Deval L. Patrick, New York City, Dorean M. Koenig, Lansing, Mich., for petitioner-appellant.

Peggy A. Quince, Asst. Atty. Gen., Tampa, Fla., for respondents-appellees.

Appeal from the United States District Court for the Middle District of Florida; Howell W. Melton, Judge.

Before GODBOLD, Chief Judge, HILL and KRAVITCH, Circuit Judges.



A motion to recall the mandate and for stay of execution has been denied by another panel of this court in the case of Songer v. Wainwright 756 F.2d 799, the case concerning Songer's first federal habeas petition. A majority of the active qualified judges of the court have voted in favor of en banc rehearing of that motion and an order to that effect has been entered.

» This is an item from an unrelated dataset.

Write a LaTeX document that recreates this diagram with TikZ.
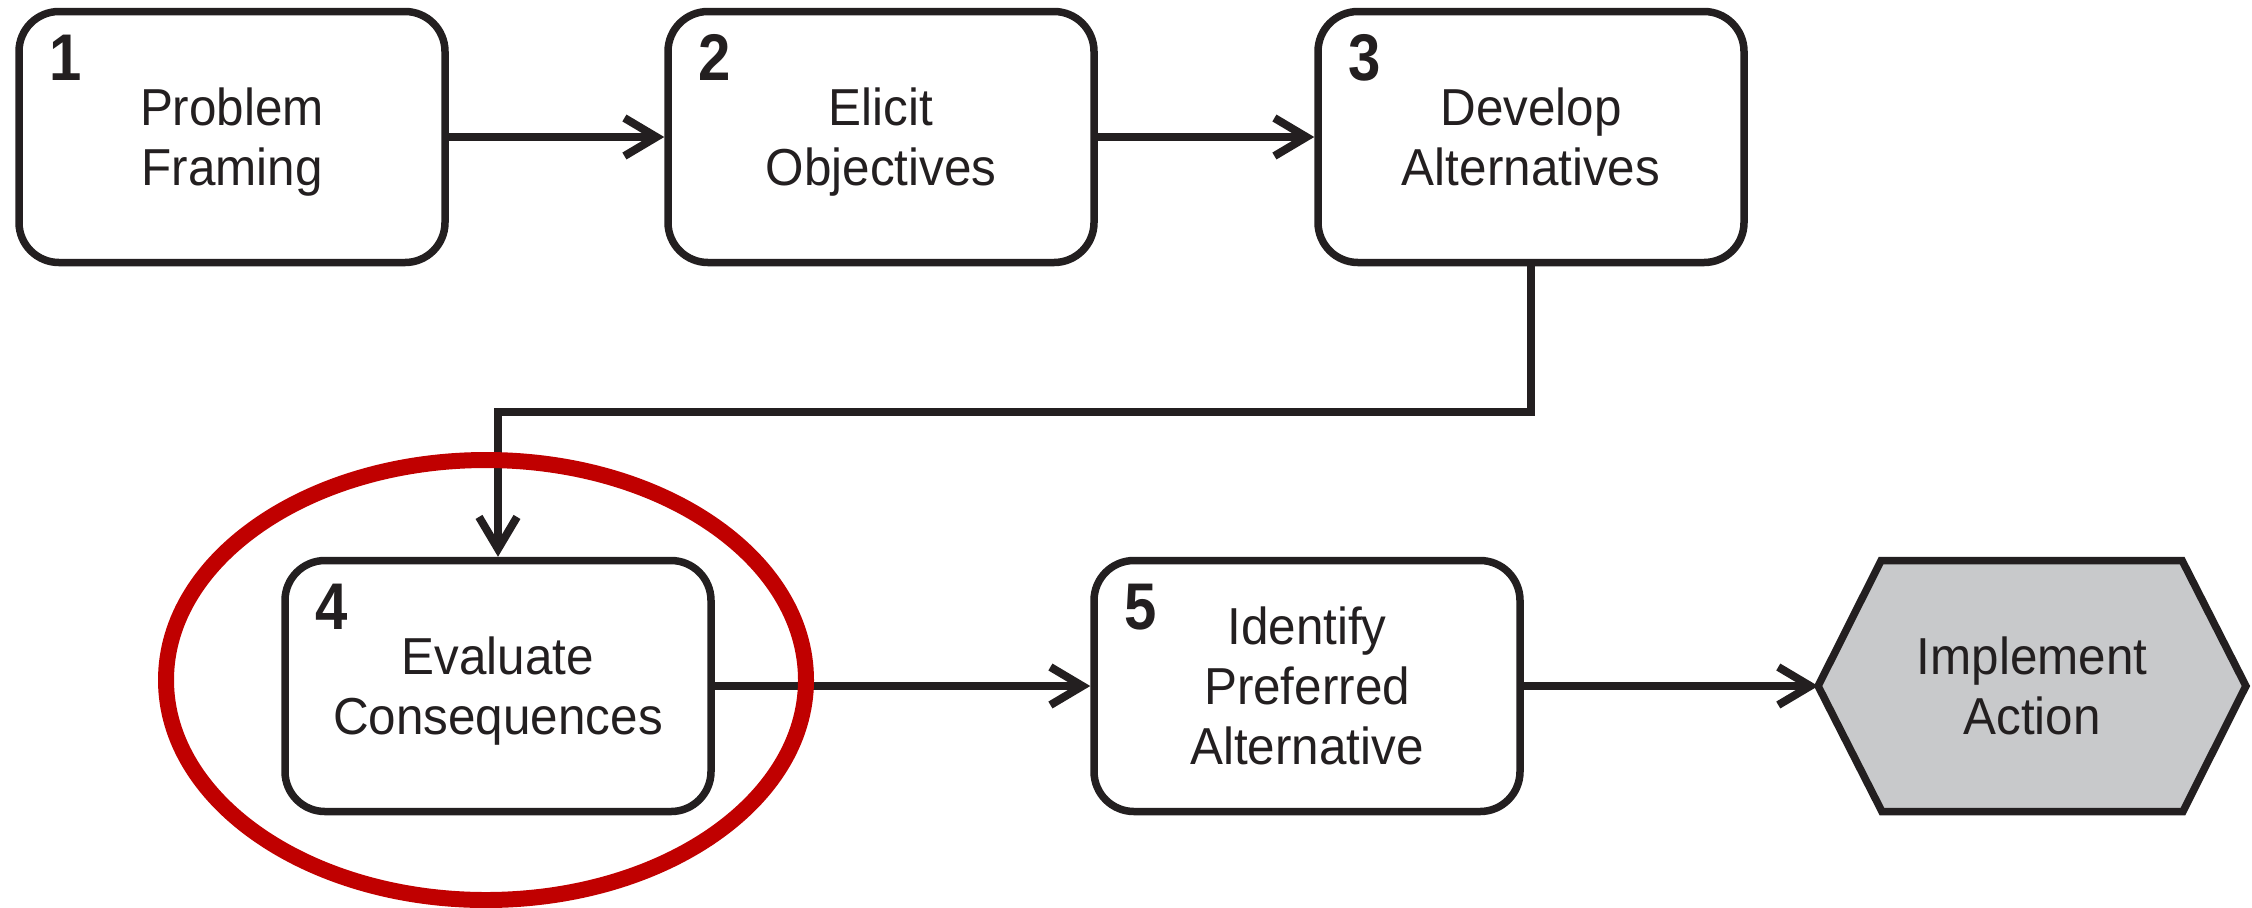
\documentclass[tikz,border=0pt]{standalone}
\usepackage{fontspec}
\setmainfont[FakeStretch=0.95]{Liberation Sans}
\newfontfamily\numfont[FakeStretch=0.88]{Liberation Sans}
\usetikzlibrary{arrows.meta,backgrounds,calc}
\definecolor{boxc}{HTML}{231F20}
\definecolor{txtc}{HTML}{231F20}
\definecolor{hexfill}{HTML}{C8C9CB}
\definecolor{ringc}{HTML}{C00000}
\begin{document}
\begin{tikzpicture}[x=0.5pt,y=-0.5pt,
  stepbox/.style={draw=boxc, line width=3.75pt, rounded corners=20pt, fill=white,
    minimum width=213pt, minimum height=125.5pt, align=center,
    font=\fontsize{26}{30}\selectfont, text=txtc, inner sep=0pt, text depth=0pt},
  hexnode/.style={minimum width=213.5pt, minimum height=125.5pt, align=center,
    font=\fontsize{26}{30}\selectfont, text=txtc, inner sep=0pt, text depth=0pt},
  hexline/.style={draw=boxc, line width=3.75pt, fill=hexfill, line join=miter},
  numlbl/.style={font=\numfont\fontsize{33}{36}\selectfont\bfseries, text=txtc,
    inner sep=0pt, anchor=west},
  flow/.style={draw=boxc, line width=4pt, -{Straight Barb[length=16pt,width=19pt]}},
  ring/.style={draw=ringc, line width=8pt}]
\useasboundingbox (0,0) rectangle (2252,907);

\node[stepbox] (s1) at (232,137) {Problem\\Framing};
\node[stepbox] (s2) at (881,137) {Elicit\\Objectives};
\node[stepbox] (s3) at (1531,137) {Develop\\Alternatives};
\node[stepbox] (s4) at (498,686) {Evaluate\\Consequences};
\node[stepbox] (s5) at (1307,686) {Identify\\Preferred\\Alternative};
\node[hexnode] (act) at (2032,686) {Implement\\Action};

\begin{scope}[on background layer]
  \path[hexline] (act.west) -- ++(63,-125.5) -- ++(301,0) -- (act.east)
    -- ++(-63,125.5) -- ++(-301,0) -- cycle;
\end{scope}

\node[numlbl] (n1) at ($(s1.north west)+(34,50)$) {1};
\node[numlbl] (n2) at ($(s2.north west)+(34,50)$) {2};
\node[numlbl] (n3) at ($(s3.north west)+(34,50)$) {3};
\node[numlbl] (n4) at ($(s4.north west)+(34,50)$) {4};
\node[numlbl] (n5) at ($(s5.north west)+(34,50)$) {5};

\coordinate (bend) at (1531,412);
\draw[flow] (s1.east) -- (s2.west);
\draw[flow] (s2.east) -- (s3.west);
\draw[flow] (s3.south) -- (s3.south |- bend) -| (s4.north);
\draw[flow] (s4.east) -- (s5.west);
\draw[flow] (s5.east) -- (act.west);

\draw[ring] (486,680) ellipse [x radius=160pt, y radius=110pt];
\end{tikzpicture}
\end{document}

Before us is Songer's second federal habeas petition --- F. Supp. ----. It is our view that this case should be heard by the court en banc along with Hitchcock v. Wainwright, 745 F.2d 1332 (11th Cir. 1984). We respectfully request that this be done, and we ask for a poll of the active judges for this purpose.

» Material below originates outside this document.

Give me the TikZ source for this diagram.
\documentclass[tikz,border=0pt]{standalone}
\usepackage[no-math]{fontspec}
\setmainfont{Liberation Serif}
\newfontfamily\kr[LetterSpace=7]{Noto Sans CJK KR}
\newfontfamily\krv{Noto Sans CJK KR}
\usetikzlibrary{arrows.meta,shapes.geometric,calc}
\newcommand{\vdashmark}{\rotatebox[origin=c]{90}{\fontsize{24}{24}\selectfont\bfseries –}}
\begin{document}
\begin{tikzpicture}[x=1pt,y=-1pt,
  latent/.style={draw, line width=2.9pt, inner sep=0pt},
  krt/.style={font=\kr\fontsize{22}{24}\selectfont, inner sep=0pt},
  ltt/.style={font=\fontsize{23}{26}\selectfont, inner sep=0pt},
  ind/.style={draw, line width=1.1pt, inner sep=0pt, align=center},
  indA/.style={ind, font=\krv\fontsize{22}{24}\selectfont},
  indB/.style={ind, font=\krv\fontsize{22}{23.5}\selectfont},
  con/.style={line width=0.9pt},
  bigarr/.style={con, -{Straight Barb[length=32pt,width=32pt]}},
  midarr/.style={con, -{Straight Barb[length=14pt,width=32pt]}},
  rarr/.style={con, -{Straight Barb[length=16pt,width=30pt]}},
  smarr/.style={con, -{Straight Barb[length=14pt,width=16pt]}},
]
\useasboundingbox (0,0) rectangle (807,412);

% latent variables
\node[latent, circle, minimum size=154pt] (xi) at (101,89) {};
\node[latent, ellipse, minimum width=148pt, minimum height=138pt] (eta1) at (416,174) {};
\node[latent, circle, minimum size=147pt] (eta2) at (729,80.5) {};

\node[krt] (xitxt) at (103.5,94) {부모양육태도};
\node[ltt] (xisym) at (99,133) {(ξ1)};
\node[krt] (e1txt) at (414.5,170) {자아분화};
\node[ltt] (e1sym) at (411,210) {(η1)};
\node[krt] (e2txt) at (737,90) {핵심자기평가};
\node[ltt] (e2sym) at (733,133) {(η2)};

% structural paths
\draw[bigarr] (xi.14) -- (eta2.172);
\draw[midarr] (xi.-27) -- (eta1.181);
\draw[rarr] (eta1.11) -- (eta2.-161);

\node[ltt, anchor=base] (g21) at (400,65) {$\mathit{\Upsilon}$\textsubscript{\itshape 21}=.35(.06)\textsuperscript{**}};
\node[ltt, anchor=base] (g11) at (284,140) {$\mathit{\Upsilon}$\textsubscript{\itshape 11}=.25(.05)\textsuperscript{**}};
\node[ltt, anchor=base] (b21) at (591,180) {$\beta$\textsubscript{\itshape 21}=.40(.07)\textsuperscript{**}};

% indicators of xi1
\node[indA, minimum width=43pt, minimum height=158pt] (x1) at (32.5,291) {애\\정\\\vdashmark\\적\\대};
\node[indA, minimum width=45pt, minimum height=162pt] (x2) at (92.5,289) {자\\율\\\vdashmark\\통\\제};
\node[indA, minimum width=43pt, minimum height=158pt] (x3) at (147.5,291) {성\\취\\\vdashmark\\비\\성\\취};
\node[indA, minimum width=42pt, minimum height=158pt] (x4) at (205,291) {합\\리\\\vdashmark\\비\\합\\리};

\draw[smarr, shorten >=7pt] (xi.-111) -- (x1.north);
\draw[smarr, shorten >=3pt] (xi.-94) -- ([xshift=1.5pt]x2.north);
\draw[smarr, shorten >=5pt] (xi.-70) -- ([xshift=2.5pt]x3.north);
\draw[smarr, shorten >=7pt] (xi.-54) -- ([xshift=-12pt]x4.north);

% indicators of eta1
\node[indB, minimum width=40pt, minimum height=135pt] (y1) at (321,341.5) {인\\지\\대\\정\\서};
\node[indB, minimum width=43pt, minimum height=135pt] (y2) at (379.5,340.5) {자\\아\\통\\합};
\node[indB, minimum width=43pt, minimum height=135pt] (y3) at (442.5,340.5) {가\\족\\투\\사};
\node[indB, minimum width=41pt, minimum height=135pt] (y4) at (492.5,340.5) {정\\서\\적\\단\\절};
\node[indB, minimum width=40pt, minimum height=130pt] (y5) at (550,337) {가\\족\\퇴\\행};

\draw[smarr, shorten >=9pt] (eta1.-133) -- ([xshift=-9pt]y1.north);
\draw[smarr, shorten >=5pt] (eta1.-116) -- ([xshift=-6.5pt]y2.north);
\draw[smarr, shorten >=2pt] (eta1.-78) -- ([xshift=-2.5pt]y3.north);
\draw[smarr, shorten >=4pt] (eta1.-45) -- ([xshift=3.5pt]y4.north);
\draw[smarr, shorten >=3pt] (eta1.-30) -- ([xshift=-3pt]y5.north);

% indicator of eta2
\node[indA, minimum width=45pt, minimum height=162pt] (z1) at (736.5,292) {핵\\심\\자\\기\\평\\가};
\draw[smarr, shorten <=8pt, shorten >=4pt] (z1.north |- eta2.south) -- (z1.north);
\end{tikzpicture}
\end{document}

Our reasons include these: the substantive issue raised in the successive petition context is the constitutionality of petitioner's sentencing hearing conducted in 1974. In petitioner's second state 3.850 proceeding, held last week, the presiding judge, who conducted petitioner's 1974 trial and sentencing and his resentencing in 1977, at least implied that in 1974 his opinion of Florida law concerning admissibility of evidence of non-statutory mitigating circumstances was more limited than later required by the Supreme Court of the United States in Lockett v. Ohio, 438 U.S. 586, 98 S. Ct. 2954, 57 L. Ed. 2d 973 (1978). In this second state proceeding the judge premised at least part of his decision to deny relief upon a finding that Lockett was not retroactive. We are unable to determine whether his decision might be different if Lockett is held retroactive, an issue that may possibly be determined in Hitchcock. This information concerning the trial judge was not presented in the first federal habeas case. Moreover, when petitioner was resentenced in 1977, he attempted to introduce non-statutory mitigating evidence, but was not permitted to do so because the trial judge interpreted the remand as limited to the Gardner v. Florida, 430 U.S. 349, 97 S. Ct. 1197, 51 L. Ed. 2d 393 (1977), issue relating to his presentence report. This refusal was reviewed by the Supreme Court of Florida after Lockett was decided.

In general we are not able to predict the exact contours of any en banc decision that may be rendered in Hitchcock on the Lockett issue in the case, and the extent, if any, to which this issue might affect this case. Nor can we, as a panel of the court, properly attempt to decide or limit what the court may decide in Hitchcock. Without knowing the parameters of Hitchcock, we cannot say with assurance what, if any, issues in this case may fall outside of Hitchcock.

In implementation of the vote of a majority of judges in favor of en banc rehearing on the denial of withdrawal of the mandate and denial of a stay, and on our own authority as the panel to whom the second petition is assigned, we ORDER that a STAY OF EXECUTION IS GRANTED pending the further orders of the Court.